1) Which inequality?

  • Sergei already has \(34\) kilograms of flour.
  • Each bag of flour contains \(23\) kilograms, and \(F\) represents the number of bags he buys, so the amount of flour he buys is \(23 \cdot F\).
  • The amount of flour he has combined with the amount of flour he buys must be greater than or equal to \(175\) kilograms.

\(\text { (amount he has) }+(\text { amount he buys) }[\leq \text { or } \geq] 175\)

\(34+23 F \geq 175\)


2) How many bags does Sergei need?

Let's solve our inequality for \(F\):

\(34+23 F \geq 175\) Subtract \(34\)

\(23 F \geq 141\) Divide by \(23\)

\(F \geq 6.13 \)

Since he can't buy a partial bag of flour, Sergei needs to buy \(7\) bags.

Let's check our solution

# of bags Total amount of flour At least \(175\) kg?
\(6\) bags \(34+23 \cdot 6=172 \mathrm{~kg}\) No
\(7\)bags \(34+23 \cdot 7=195 \mathrm{~kg}\) Yes!





Answers

1) The inequality that describes this scenario is \(34+23 F \geq 175\)

2) Sergei needs to buy \(7\) bags to get the amount of flour he needs.

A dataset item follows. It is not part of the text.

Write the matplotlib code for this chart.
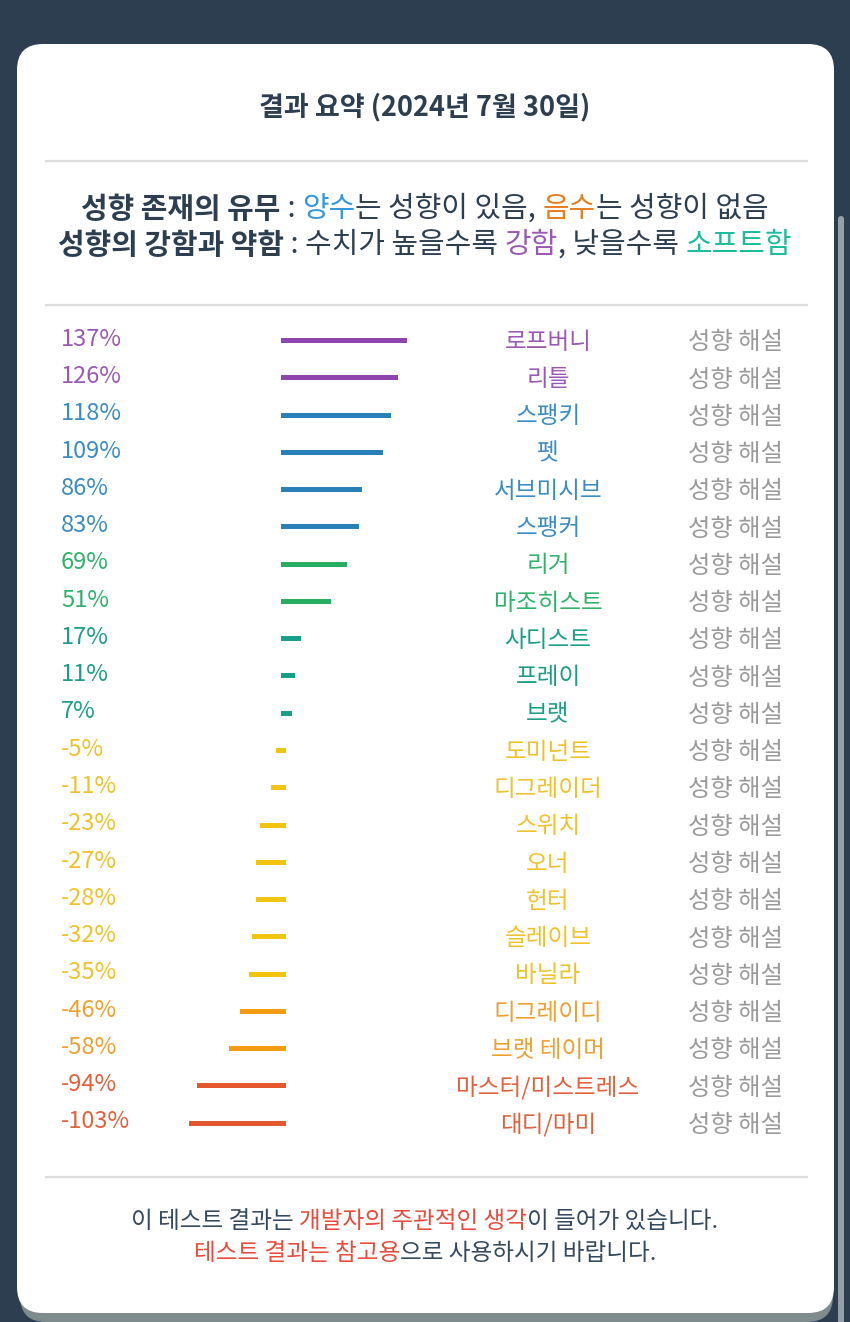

4. \(5+2.75 \cdot S \leq 21\), \(5\) stops

Strategy

The money Julia spends on her ticket must be less than or equal to the \($21\) she has. We can represent this with an inequality whose structure looks something like this:

\(\text { (initial fee) }+\text { (total fees for stops) }[\leq \text { or } \geq] 21\)

Then, we can solve the inequality for \(S\) to find how many stops Julia can afford.


1) Which inequality?

  • The initial fee is \($5\).
  • Each stop costs \($2.75\) and \(S\) represents the number of stops Julia buys, so she's spending \(2.75 \cdot S\) on stops.
  • The combined amount of money she spends on her ticket must be less than or equal \($21\).

\(\text { (initial fee) }+\text { (total fees for stops) }[\leq \text { or } \geq] 21\)

\(5+2.75 \cdot S \leq 21\)


2) How many stops can Julia afford?

Let's solve our inequality for \(S\).

\(5+2.75 \cdot S \leq 21\) Subtract \(5\).

\(2.75 \cdot S \leq 16\) Divide by \(2.75\)

\(S \leq 5 .81 \)

Since she can't buy partial stops, Julia can afford at most \(5\) stops.

Let's check our solution

# of stops Total money spent At most \($21\)?
\(5\) stops \(5+2.75 \cdot 5=\$ 18.75\) Yes!
\(6\) stops \(5+2.75 \cdot 6=\$ 21.50\) No





Answers

1) The inequality that describes this scenario is \(5+2.75 \cdot S \leq 21\)

2) Julia can afford at most \(5\) stops.